In February Laura and Ali travelled to the province of Ayacucho, with Cristina and Nieves to present this donation and to investigate whether there was scope to expand the Zoe Project to this rural region, which is one of the poorest in the whole of Peru.
The poverty of the region has been exacerbated in recent years as it was used as the base for the terrorist organisation known as the Shining Path (Sendero Luminoso) with its campaign against the Peruvian government in the 1980’s and early 1990’s.
The communities are still living with the horror of all that happened during this period. Many of the people we met had first hand experience, having lost family members and witnessed terrible atrocities.
It was obvious that the need for work was great and together with Rachel from Association Vidas, we quickly identified groups of women we could start working with.
The plan has been to start small, with a few women and just one product. With the centenary of the start of WW1 this year, demand for our crocheted poppies has increased. So in February we started a training programme to make poppy brooches.
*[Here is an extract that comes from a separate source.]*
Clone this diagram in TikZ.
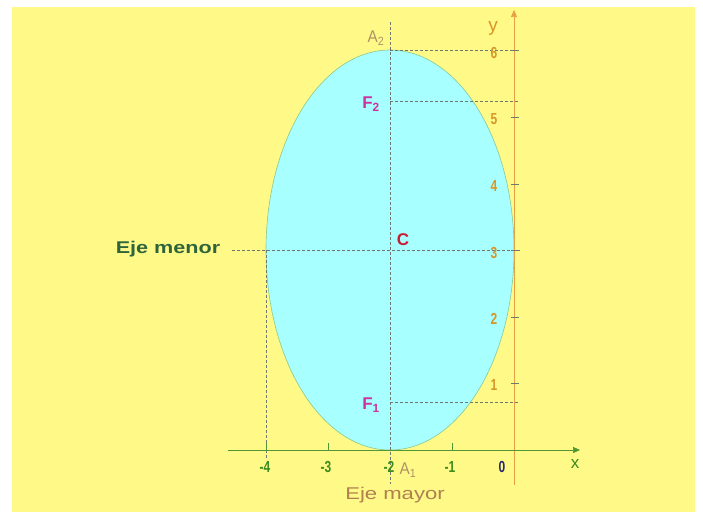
\documentclass[tikz,border=0pt]{standalone}
\usepackage{fontspec}
\setmainfont{Liberation Sans}
\usetikzlibrary{arrows.meta}
\definecolor{bgy}{RGB}{255,250,135}
\definecolor{elfill}{RGB}{168,255,255}
\definecolor{elline}{RGB}{140,200,140}
\definecolor{guide}{RGB}{110,120,110}
\definecolor{yax}{RGB}{232,160,64}
\definecolor{ylab}{RGB}{214,150,40}
\definecolor{xax}{RGB}{80,150,50}
\definecolor{xlab}{RGB}{60,140,30}
\definecolor{zerolab}{RGB}{40,40,110}
\definecolor{alab}{RGB}{176,146,100}
\definecolor{flab}{RGB}{204,50,160}
\definecolor{clab}{RGB}{200,30,50}
\definecolor{menor}{RGB}{46,100,60}
\definecolor{mayor}{RGB}{176,128,80}
\tikzset{
  guideline/.style={guide, densely dashed, line width=0.5pt},
  ytick/.style={font=\bfseries\fontsize{16}{16}\selectfont, text=ylab, inner sep=0pt, xscale=0.75},
  xtick/.style={font=\bfseries\fontsize{16}{16}\selectfont, text=xlab, inner sep=0pt, xscale=0.75},
  ptlab/.style={font=\bfseries\fontsize{17}{17}\selectfont, inner sep=0pt},
  alabel/.style={font=\fontsize{17}{17}\selectfont, text=alab, inner sep=0pt, xscale=0.9},
}
\begin{document}
\begin{tikzpicture}[x=1pt,y=-1pt]
\useasboundingbox (0,0) rectangle (703,512);
\fill[white] (0,0) rectangle (703,512);
\fill[bgy] (12,7) rectangle (695,512);
% ellipse
\coordinate (C0) at (390,250);
\fill[elfill] (C0) ellipse [x radius=124, y radius=200];
\draw[elline, line width=0.6pt] (C0) ellipse [x radius=124, y radius=200];
% coordinates
\coordinate (vtop) at (390,22);
\coordinate (vbot) at (390,484);
\coordinate (lft) at (266,250);
\coordinate (lbot) at (266,460);
\coordinate (hl) at (232,250);
\coordinate (hr) at (520,250);
\coordinate (a2) at (390,50);
\coordinate (a2r) at (519,50);
\coordinate (f2) at (390,101);
\coordinate (f2r) at (519,101);
\coordinate (f1) at (390,402);
\coordinate (f1r) at (519,402);
% guide lines
\draw[guideline] (vtop) -- (vbot);
\draw[guideline] (lft) -- (lbot);
\draw[guideline] (hl) -- (hr);
\draw[guideline] (a2) -- (a2r);
\draw[guideline] (f2) -- (f2r);
\draw[guideline] (f1) -- (f1r);
% axes
\coordinate (ybot) at (514,485);
\coordinate (ytop) at (514,10);
\coordinate (xl) at (228,450);
\coordinate (xr) at (580,450);
\draw[yax, line width=0.7pt, -{Triangle[length=7pt,width=6pt]}] (ybot) -- (ytop);
\draw[xax, line width=0.7pt, -{Triangle[length=7pt,width=6pt]}] (xl) -- (xr);
% ticks
\foreach \yy in {50,117,184,250,317,383} \draw[guide, line width=0.6pt] (511,\yy) -- (519,\yy);
\foreach \xx in {266,328,452} \draw[xax, line width=0.7pt] (\xx,443) -- (\xx,450);
% y tick labels
\node[ytick] (y6) at (494,53) {6};
\node[ytick] (y5) at (494,119) {5};
\node[ytick] (y4) at (494,186) {4};
\node[ytick] (y3) at (494,253) {3};
\node[ytick] (y2) at (494,319) {2};
\node[ytick] (y1) at (494,385) {1};
\node[font=\fontsize{19}{19}\selectfont, text=ylab, inner sep=0pt] (ylabel) at (493,28) {y};
% x tick labels
\node[xtick] (xm4) at (265,467) {-4};
\node[xtick] (xm3) at (326,467) {-3};
\node[xtick] (xm2) at (389,467) {-2};
\node[xtick] (xm1) at (450,467) {-1};
\node[font=\bfseries\fontsize{16}{16}\selectfont, text=zerolab, inner sep=0pt, xscale=0.75] (x0) at (502,467) {0};
\node[font=\fontsize{17}{17}\selectfont, text=xlab, inner sep=0pt] (xlabel) at (575,464) {x};
% point labels
\node[alabel] (A2) at (376,38) {A\textsubscript{2}};
\node[alabel] (A1) at (408,470) {A\textsubscript{1}};
\node[ptlab, text=flab] (F2) at (371,104) {F\textsubscript{2}};
\node[ptlab, text=flab] (F1) at (371,405) {F\textsubscript{1}};
\node[ptlab, text=clab] (C) at (403,240) {C};
\node[font=\bfseries\fontsize{17}{17}\selectfont, text=menor, inner sep=0pt, xscale=1.27] (emenor) at (168,249) {Eje menor};
\node[font=\fontsize{17}{17}\selectfont, text=mayor, inner sep=0pt, xscale=1.3] (emayor) at (395,495) {Eje mayor};
\end{tikzpicture}
\end{document}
Last month, Cristina was able to go back to the region and expand this group further. The women have been quick to learn the process and are now happily producing flowers for the Imperial War Museum. For us it seems pertinent that those who have been affected by conflict the other side of the world are involved in producing products of remembrance, and this in turn is giving them fairly paid work and hope for the future.
We would like to thank Indigo for giving us the incentive to go to Ayacucho in the first place and the Imperial War Museum for their continued orders that is now making a difference to yet more marginalised women in Peru.